Kinks in the dispersion of strongly correlated electrons

TL;DR

This paper introduces a new purely electronic mechanism causing kinks in the electron dispersion of strongly correlated metals, revealing insights into many-body interactions and challenging existing interpretations of ARPES data.

Contribution

It identifies a novel electronic origin of dispersion kinks in strongly correlated materials, linking their position to Fermi-liquid parameters and uncorrelated band structures.

Findings

Kinks are caused by a purely electronic mechanism in strongly correlated metals.

The position of kinks relates to Fermi-liquid renormalization factors.

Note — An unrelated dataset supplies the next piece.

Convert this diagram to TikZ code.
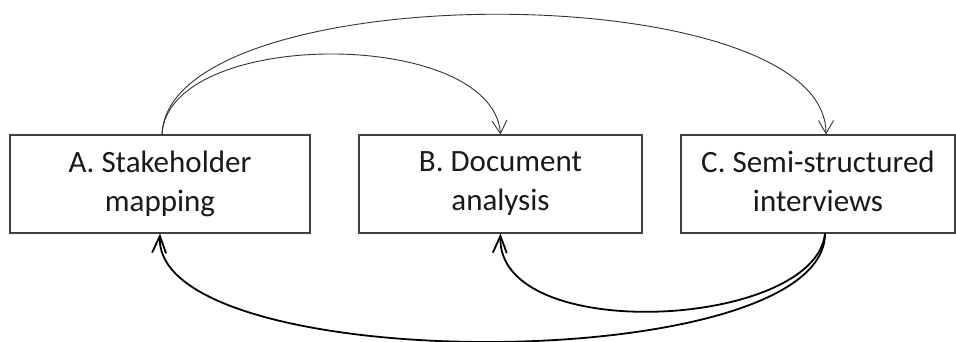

ARPES outside the Fermi-liquid regime can reveal new information about correlations.

Abstract

The properties of condensed matter are determined by single-particle and collective excitations and their interactions. These quantum-mechanical excitations are characterized by an energy E and a momentum \hbar k which are related through their dispersion E_k. The coupling of two excitations may lead to abrupt changes (kinks) in the slope of the dispersion. Such kinks thus carry important information about interactions in a many-body system. For example, kinks detected at 40-70 meV below the Fermi level in the electronic dispersion of high-temperature superconductors are taken as evidence for phonon or spin-fluctuation based pairing mechanisms. Kinks in the electronic dispersion at binding energies ranging from 30 to 800 meV are also found in various other metals posing questions about their origins. Here we report a novel, purely electronic mechanism yielding kinks in the electron dispersions. It applies to strongly correlated metals whose spectral function shows well separated Hubbard subbands and central peak as, for example, in transition metal-oxides. The position of the kinks and the energy range of validity of Fermi-liquid (FL) theory is determined solely by the FL renormalization factor and the bare, uncorrelated band structure. Angle-resolved photoemission spectroscopy (ARPES) experiments at binding energies outside the FL regime can thus provide new, previously unexpected information about strongly correlated electronic systems.